Le déploiement de la téléphonie cellulaire dans le métro - entièrement financé par quatre entreprises de télécommunications - sera progressivement mis en oeuvre dans les stations du centre-ville et de ses environs immédiats, d'Atwater à Beaudry, sur la ligne 1 (verte), et de Bonaventure à Mont-Royal sur la ligne 2 (orange).

Avant la fin de 2014, si les essais sont concluants, les usagers du métro pourraient même monter pour la première fois dans les nouvelles voitures de métro Azur, construites par Bombardier et Alstom, au coût de 1,2 milliard.

«Maintenant qu'elles arrivent, dit M. Schnobb, il va falloir commencer à les payer.»

10 demandes de la STM au gouvernement du Québec

1. Hausser les revenus du Fonds des réseaux de transport terrestre (FORT), qui finance les travaux routiers et les réseaux de transports en commun.

2. Hausser à 30% la part des transports collectifs dans les investissements de transport du Plan québécois des infrastructures 2013-2023 (2,2 milliards de plus sur 10 ans, selon le plan actuel).

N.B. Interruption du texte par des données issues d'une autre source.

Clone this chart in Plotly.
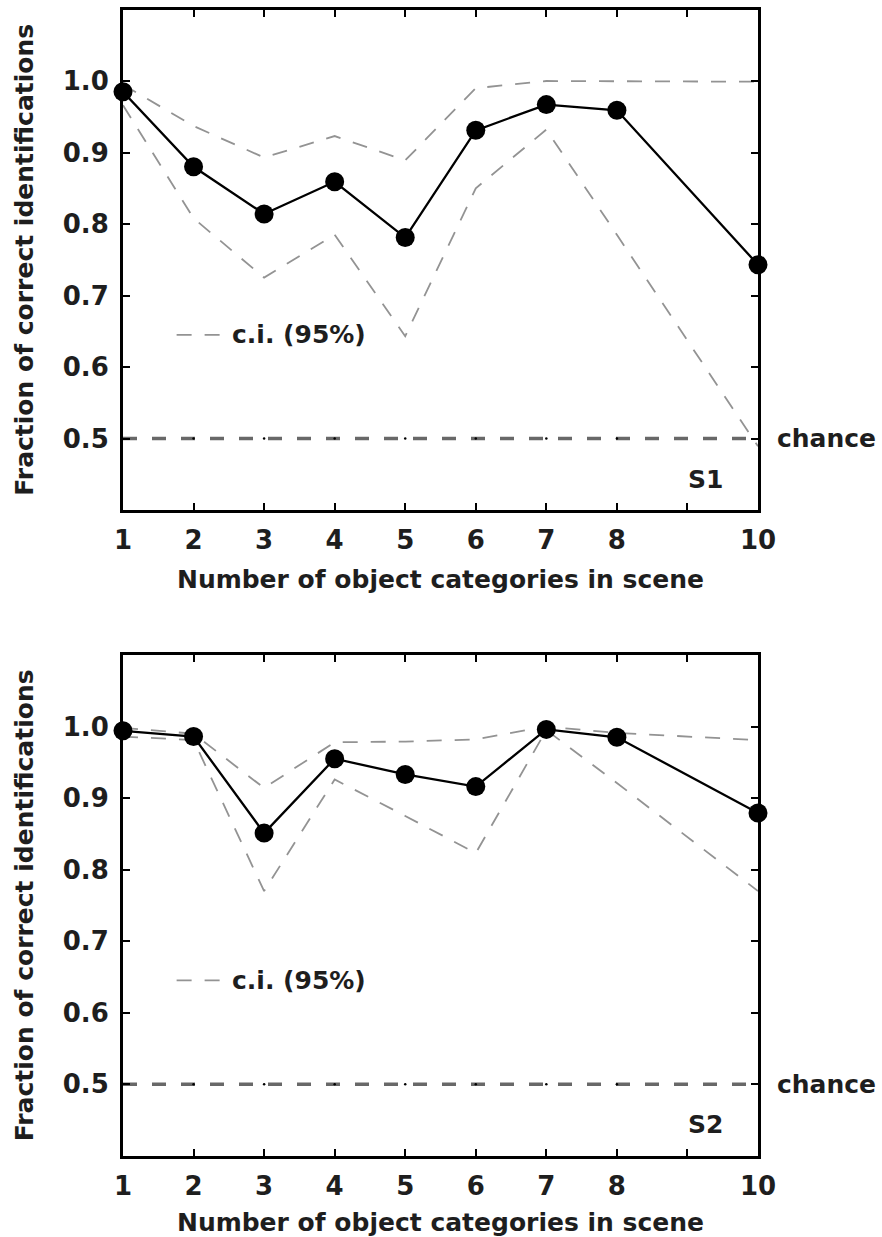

3. Augmenter la contribution de Québec à la SOFIL et hausser la part des transports en commun dans ses dépenses.

4. Donner priorité aux transports collectifs dans le nouveau Fonds Chantiers Canada.

5. Consacrer les 2/3 du Fond Vert (provenant des recettes du marché du carbone) pour l'amélioration des transports collectifs.

6. Hausser la taxe régionale sur l'essence de 5 cents par litre, à raison de 0,5 cent par année, pendant 10 ans, pour financer la part municipale des transports collectifs.

7. Hausser et indexer les droits d'immatriculation sur tout le territoire métropolitain. Soumettre les véhicules commerciaux aux droits d'immatriculation pour les transports collectifs.

8. Prélever la taxe sur l'essence en pourcentage des achats de carburant, au lieu d'un montant fixe par litre, pour indexer la contribution des automobilistes.

9. Maintenir le tarif L réservé aux clients industriels d'Hydro-Québec pour l'alimentation en électricité du métro (voir autre texte).

10. Financer adéquatement le transport adapté. Québec finançait 75% des coûts de ces services jusqu'en 2012. Le financement actuel couvre seulement 58% des coûts, dit la STM.